Further preferably, the ultraviolet detector further includes a detection circuit providing a detection signal of a level corresponding to the level of output of the light receiving element, display means turned on when the level of the detection signal is within a set range, and sensitivity adjustment means for adjusting the sensitivity of the detection signal with respect to the amount of ultraviolet received by the ultraviolet detector.
The sensitivity can be adjusted by altering the amplification factor of the detection circuit. Also, an aperture can be used to adjust the sensitivity capable of changing the transmitting amount of ultraviolet and restricting the amount of ultraviolet incident on the wavelength conversion element. It is preferable that the range of the display means has an upper limit value and a lower limit value.
According to another aspect of the present invention, an ultraviolet detector is formed of a material that converts ultraviolet into light of a different wavelength, and includes a wavelength conversion element having a first plane on which ultraviolet is incident and a second plane from which converted light is output, and a light receiving element receiving converted light output from the second plane. In the wavelength conversion element, the first and second planes are non-parallel with each other, and the dimension in the direction perpendicular to the first plane corresponds to the dimension that can convert at least 80% the ultraviolet incident from the first plane into converted light of a different wavelength.

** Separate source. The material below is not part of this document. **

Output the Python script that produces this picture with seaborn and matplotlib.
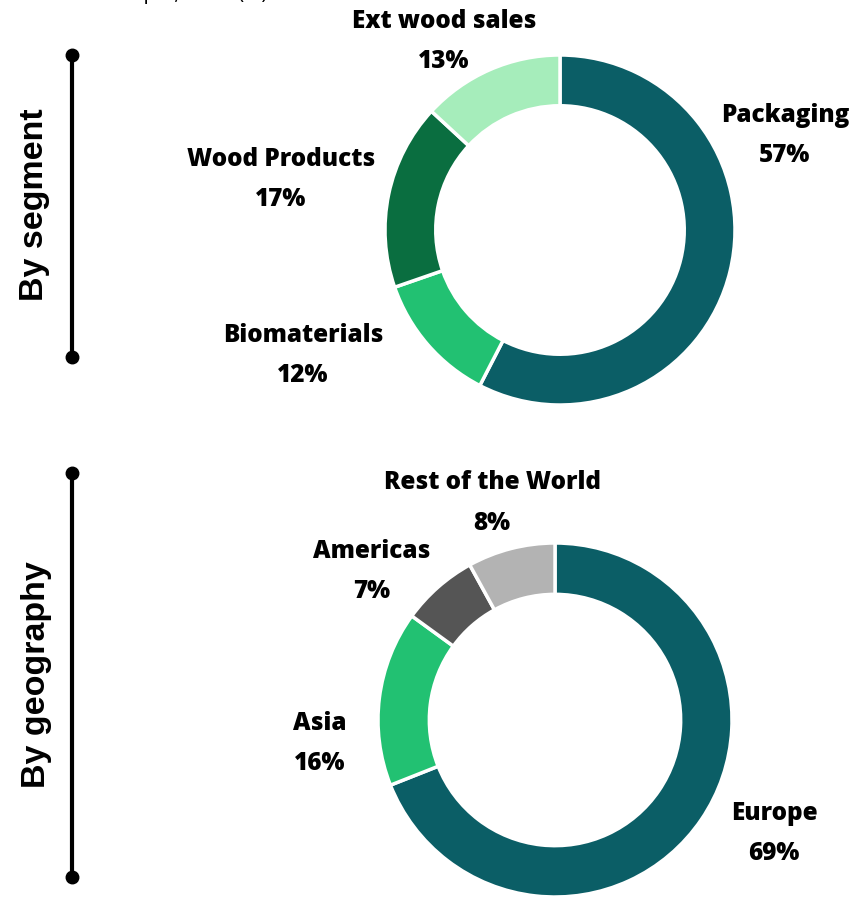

According to the present invention, degradation of the light receiving element caused by ultraviolet is small since the amount of ultraviolet arriving at the light receiving element after output from the wavelength conversion element to become disturbance light is small. More preferably, the dimension in the direction perpendicular to the first plane corresponds to a dimension that can convert at least 90% the ultraviolet incident from the first plane into converted light of a different wavelength.